Despite some calls for a parallel agency, WHO is the only body with the resources, power and organisational apparatus to – after reforms – implement such a vision. Professor Tikki Pang of the LKY School argues that centralised coordination would benefit from WHO influence over the selection of regional directors, who are currently elected by regional member states.
Achieving the vision proposed here – response centralisation, preparedness standards and analytical capacity – will require strong leadership at the top of WHO and political will from regional directors and member states. According to Prof Phua, “WHO should forge a new mandate to mobilise more centralised funds and resources to strengthen and integrate the weakest links in its systems. It must go beyond its current passive role (and) towards building real capacity at the country level.”
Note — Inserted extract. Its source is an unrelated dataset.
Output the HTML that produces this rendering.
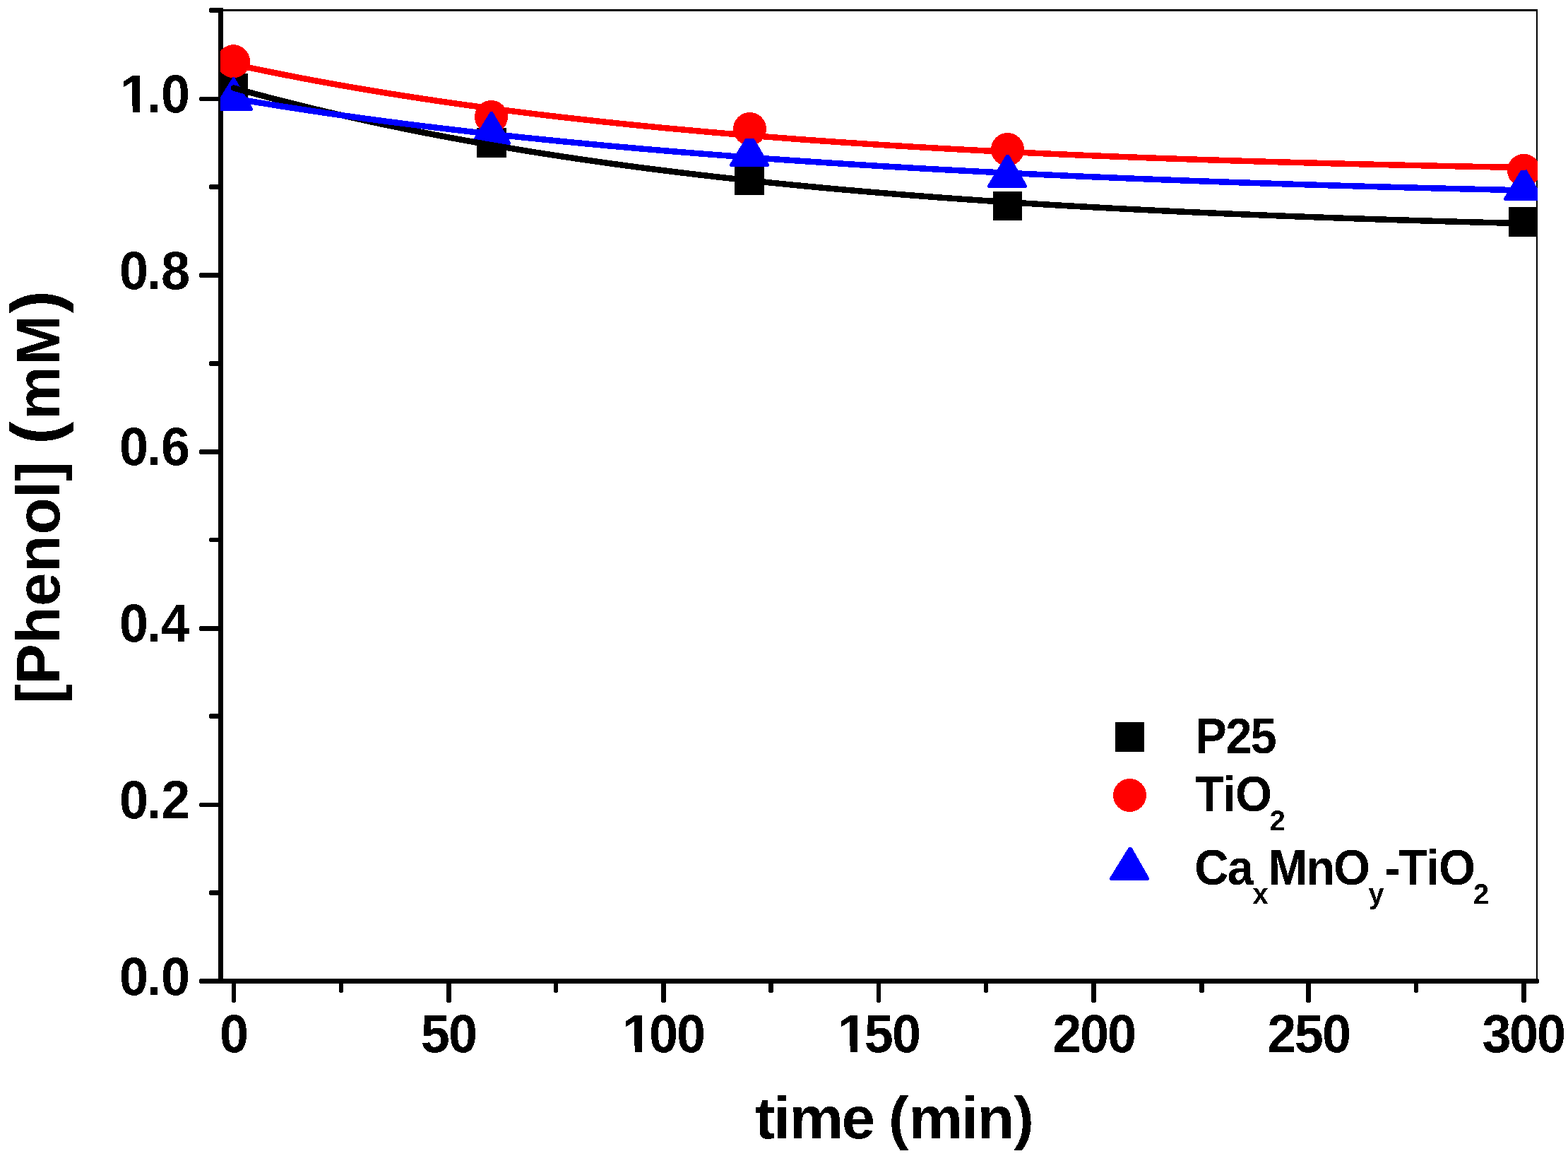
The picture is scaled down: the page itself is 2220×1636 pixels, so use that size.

The creation of a global response system, despite its seemingly authoritarian approach, is a fundamentally collaborative effort and nations must rally around a shared sense of responsibility for human life. However, transformative change may not be seriously considered until pandemics reach wealthy nations in significant numbers. At that point, it may be too late.
The first writer is Distinguished Visiting Professor at the Lee Kuan Yew School of Public Policy, National University of Singapore. The second is a doctoral candidate at the LKY School.